» EXERCISE GOAL
Please, without the pictures, retype exactly the lines from the start of the material through the line that holds "from bokeh.resources import INLINE".

» DATASET EXCERPT
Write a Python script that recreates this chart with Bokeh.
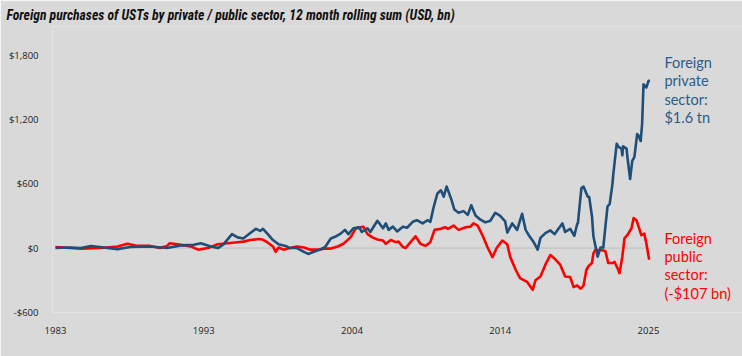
from bokeh.plotting import figure
from bokeh.models import FixedTicker, Label, Range1d
from bokeh.embed import file_html
from bokeh.resources import INLINE

# ---- data (USD bn, 12 month rolling sum) ----
private_years = [1983.0, 1983.85, 1984.8, 1985.5, 1987.4, 1988.3, 1989.7, 1990.9, 1991.9, 1992.8,
                 1993.3, 1994.0, 1994.5, 1994.9, 1995.5, 1995.9, 1996.3, 1996.8, 1997.2, 1997.5,
                 1997.7, 1998.1, 1998.4, 1998.8, 1999.3, 1999.6, 2000.1, 2000.6, 2000.9, 2001.3,
                 2001.8, 2002.1, 2002.5, 2002.8, 2003.2, 2003.5, 2003.75, 2004.1, 2004.5, 2004.7,
                 2005.1, 2005.3, 2005.8, 2006.2, 2006.4, 2006.6, 2006.9, 2007.2, 2007.6, 2007.9,
                 2008.3, 2008.6, 2009.0, 2009.35, 2009.55, 2009.8, 2010.05, 2010.3, 2010.5, 2010.7,
                 2010.8, 2011.05, 2011.25, 2011.55, 2011.9, 2012.2, 2012.45, 2012.75, 2013.1, 2013.45,
                 2013.8, 2014.15, 2014.5, 2014.85, 2015.0, 2015.35, 2015.7, 2016.05, 2016.3, 2016.5,
                 2016.85, 2017.15, 2017.35, 2017.7, 2018.05, 2018.35, 2018.6, 2018.9, 2019.1, 2019.45,
                 2019.75, 2019.95, 2020.0, 2020.25, 2020.4, 2020.7, 2020.8, 2021.0, 2021.1, 2021.4,
                 2021.6, 2021.8, 2021.95, 2022.1, 2022.25, 2022.45, 2022.5, 2022.75, 2022.85, 2023.1,
                 2023.15, 2023.2, 2023.45, 2023.5, 2023.7, 2023.85, 2024.0, 2024.2, 2024.3, 2024.45,
                 2024.55, 2024.65, 2024.85, 2025.0, 2025.1]
private_values = [0, 5, 0, 20, -10, 10, 15, 0, 25, 30,
                  45, 15, 0, 35, 130, 100, 90, 140, 180, 160,
                  180, 120, 75, 35, 20, 0, 0, -35, -55, -35,
                  -12, 10, 90, 105, 135, 170, 130, 185, 195, 150,
                  185, 150, 255, 185, 230, 170, 200, 155, 200, 190,
                  245, 260, 230, 260, 245, 390, 510, 540, 480, 575,
                  540, 450, 360, 330, 345, 310, 400, 305, 265, 240,
                  255, 330, 300, 250, 145, 230, 170, 320, 170, 125,
                  60, -15, 95, 140, 165, 130, 175, 230, 150, 180,
                  115, 225, 230, 560, 575, 480, 480, 295, 110, -80,
                  5, 5, 200, 390, 410, 600, 680, 975, 950, 925,
                  865, 950, 930, 860, 645, 815, 850, 1065, 1050, 1000,
                  1160, 1530, 1500, 1560, 1565]

public_years = [1983.0, 1984.8, 1986.2, 1987.4, 1988.1, 1988.8, 1989.7, 1990.4, 1990.9, 1991.1,
                1991.9, 1992.6, 1993.1, 1993.8, 1994.5, 1995.2, 1995.9, 1996.3, 1996.8, 1997.4,
                1997.65, 1998.0, 1998.4, 1998.6, 1998.8, 1999.15, 1999.6, 2000.1, 2000.6, 2001.05,
                2001.55, 2002.0, 2002.5, 2003.0, 2003.4, 2003.9, 2004.25, 2004.6, 2004.8, 2005.1,
                2005.45, 2005.8, 2006.2, 2006.4, 2006.75, 2007.1, 2007.3, 2007.6, 2007.8, 2008.15,
                2008.5, 2008.85, 2009.2, 2009.55, 2009.85, 2010.3, 2010.6, 2010.8, 2011.2, 2011.55,
                2012.05, 2012.4, 2012.6, 2012.9, 2013.25, 2013.6, 2013.95, 2014.25, 2014.65, 2015.0,
                2015.2, 2015.6, 2015.9, 2016.4, 2016.8, 2017.0, 2017.35, 2017.7, 2018.05, 2018.4,
                2018.75, 2019.1, 2019.45, 2019.7, 2019.95, 2020.2, 2020.4, 2020.6, 2020.75, 2021.0,
                2021.1, 2021.25, 2021.45, 2021.75, 2021.95, 2022.15, 2022.45, 2022.6, 2022.8, 2022.95,
                2023.15, 2023.3, 2023.5, 2023.8, 2023.95, 2024.15, 2024.3, 2024.5, 2024.7, 2024.85,
                2025.05]
public_values = [10, -5, 0, 15, 40, 20, 20, 0, 20, 45,
                 30, 15, -15, 0, 35, 45, 55, 60, 75, 85,
                 80, 55, 15, -35, 5, -15, 0, 15, 5, -15,
                 -15, -5, -5, 15, 40, 100, 180, 195, 200, 130,
                 100, 80, 70, 40, 75, 55, 60, 10, 0, 55,
                 110, 40, 20, 55, 170, 180, 195, 180, 210, 170,
                 195, 200, 230, 210, 117, 8, -85, 0, 70, 35,
                 -80, -205, -280, -315, -390, -300, -265, -155, -65, -105,
                 -155, -265, -270, -365, -350, -380, -350, -205, -170, -140,
                 -50, -15, -20, -20, -30, -140, -140, -130, -185, -235,
                 -80, 90, 120, 185, 280, 260, 200, 120, 135, 45,
                 -110]

x_tick_positions = [1983.0, 1993.5, 2004.0, 2014.5, 2025.0]
x_tick_labels = ["1983", "1993", "2004", "2014", "2025"]
y_ticks = [-600, 0, 600, 1200, 1800]
y_tick_labels = ["-$600", "$0", "$600", "$1,200", "$1,800"]

title_text = "Foreign purchases of USTs by private / public sector, 12 month rolling sum (USD, bn)"
private_note = ["Foreign", "private", "sector:", "$1.6 tn"]
public_note = ["Foreign", "public", "sector:", "(-$107 bn)"]

BG = "#D9D9D9"
BLUE = "#1F4E79"
BLUE_TXT = "#2B5C8A"
RED = "#FF0000"

p = figure(width=742, height=356, output_backend="svg", toolbar_location=None,
           x_range=Range1d(1982.79, 2031.66), y_range=Range1d(-602, 2070),
           min_border_left=52, min_border_right=0, min_border_top=26, min_border_bottom=44,
           title=title_text)
p.background_fill_color = BG
p.border_fill_color = BG
p.outline_line_color = None
p.grid.visible = False

p.title.align = "left"
p.title.offset = -46
p.title.standoff = 8
p.title.text_font = "'Liberation Sans Narrow', 'Roboto Condensed', 'DejaVu Sans Condensed', sans-serif"
p.title.text_font_style = "bold italic"
p.title.text_font_size = "13.7px"
p.title.text_color = "#111111"

# zero line across the data span
p.segment(x0=[min(private_years)], y0=[0], x1=[max(private_years)], y1=[0],
          line_color="#BEBEBE", line_width=1)

p.line(public_years, public_values, line_color=RED, line_width=2.6, line_join="round")
p.line(private_years, private_values, line_color=BLUE, line_width=2.6, line_join="round")

for ax in (p.xaxis[0], p.yaxis[0]):
    ax.axis_line_color = None
    ax.major_tick_line_color = None
    ax.minor_tick_line_color = None
    ax.major_label_text_font = "Open Sans"
    ax.major_label_text_font_size = "9.5px"
    ax.major_label_text_color = "#222222"

p.xaxis.ticker = FixedTicker(ticks=x_tick_positions)
p.xaxis.major_label_overrides = dict(zip(x_tick_positions, x_tick_labels))
p.xaxis.major_label_standoff = 8
p.yaxis.ticker = FixedTicker(ticks=y_ticks)
p.yaxis.major_label_overrides = dict(zip(y_ticks, y_tick_labels))
p.yaxis.major_label_standoff = 8

# right-side notes
note_x = 2026.13
for txt, yv in zip(private_note, [1733, 1563, 1392, 1221]):
    p.add_layout(Label(x=note_x, y=yv, text=txt, text_font="Lato", text_font_size="14.5px",
                       text_color=BLUE_TXT, text_align="left", text_baseline="middle"))
for txt, yv in zip(public_note, [91, -79, -250, -421]):
    p.add_layout(Label(x=note_x, y=yv, text=txt, text_font="Lato", text_font_size="14.5px",
                       text_color=RED, text_align="left", text_baseline="middle"))

open("out.html", "w").write(file_html(p, INLINE))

» SOLUTION TO THIS EXERCISE
Write a Python script that recreates this chart with Bokeh.
from bokeh.plotting import figure
from bokeh.models import FixedTicker, Label, Range1d
from bokeh.embed import file_html
from bokeh.resources import INLINE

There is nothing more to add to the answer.